> _Task description_
Collect every line of the records below that contains the word "Rebuild".

> _Rows from a dataset of charts and code_
[Start]

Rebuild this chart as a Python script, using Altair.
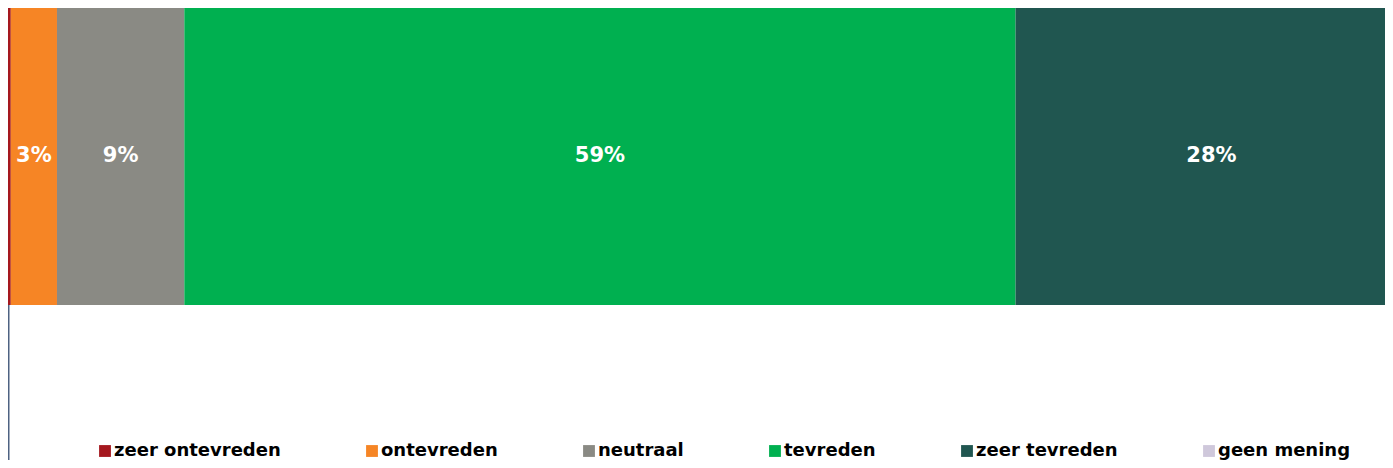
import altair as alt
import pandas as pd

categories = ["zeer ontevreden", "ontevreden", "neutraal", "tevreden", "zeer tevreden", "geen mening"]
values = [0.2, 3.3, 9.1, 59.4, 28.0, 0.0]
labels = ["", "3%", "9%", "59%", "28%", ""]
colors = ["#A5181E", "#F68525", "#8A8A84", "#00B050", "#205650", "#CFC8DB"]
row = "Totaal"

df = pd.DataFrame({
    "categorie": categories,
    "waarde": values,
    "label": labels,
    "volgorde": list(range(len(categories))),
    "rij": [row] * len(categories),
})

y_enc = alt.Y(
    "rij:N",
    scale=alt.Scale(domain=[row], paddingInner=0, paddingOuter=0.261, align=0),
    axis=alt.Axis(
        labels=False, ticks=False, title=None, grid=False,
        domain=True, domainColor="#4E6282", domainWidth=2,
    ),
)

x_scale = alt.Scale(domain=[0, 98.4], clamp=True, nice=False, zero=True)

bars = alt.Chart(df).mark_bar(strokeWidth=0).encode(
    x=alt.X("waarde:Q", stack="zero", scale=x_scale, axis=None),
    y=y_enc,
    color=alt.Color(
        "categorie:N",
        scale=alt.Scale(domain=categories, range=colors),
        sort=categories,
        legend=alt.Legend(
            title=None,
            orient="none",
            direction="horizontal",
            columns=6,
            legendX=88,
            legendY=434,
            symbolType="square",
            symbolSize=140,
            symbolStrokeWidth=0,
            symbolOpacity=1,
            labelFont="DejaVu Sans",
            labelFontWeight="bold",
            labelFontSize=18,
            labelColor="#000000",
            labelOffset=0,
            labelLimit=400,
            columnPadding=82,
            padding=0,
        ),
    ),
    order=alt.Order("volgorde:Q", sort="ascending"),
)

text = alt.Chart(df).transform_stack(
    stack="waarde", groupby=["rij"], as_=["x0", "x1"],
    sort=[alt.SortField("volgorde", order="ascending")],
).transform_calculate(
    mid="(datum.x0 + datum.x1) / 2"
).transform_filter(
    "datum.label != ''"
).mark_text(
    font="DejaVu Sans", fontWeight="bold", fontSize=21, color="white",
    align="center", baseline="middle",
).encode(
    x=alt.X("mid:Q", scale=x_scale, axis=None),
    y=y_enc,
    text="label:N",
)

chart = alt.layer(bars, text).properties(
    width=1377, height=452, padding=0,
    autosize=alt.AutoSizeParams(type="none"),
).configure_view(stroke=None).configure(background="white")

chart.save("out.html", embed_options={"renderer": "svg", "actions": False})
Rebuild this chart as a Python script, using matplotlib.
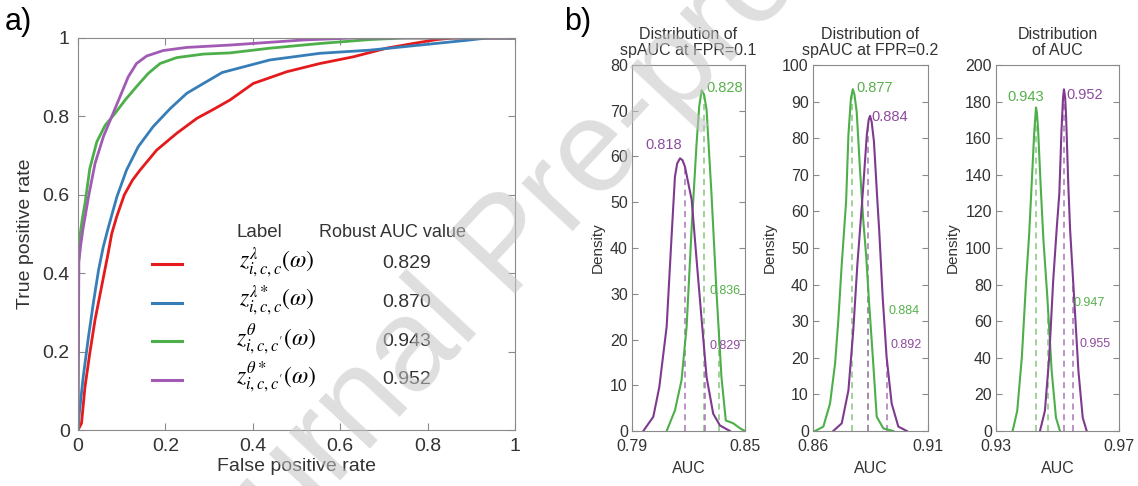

[End]

> _Task result_
Rebuild this chart as a Python script, using Altair.
Rebuild this chart as a Python script, using matplotlib.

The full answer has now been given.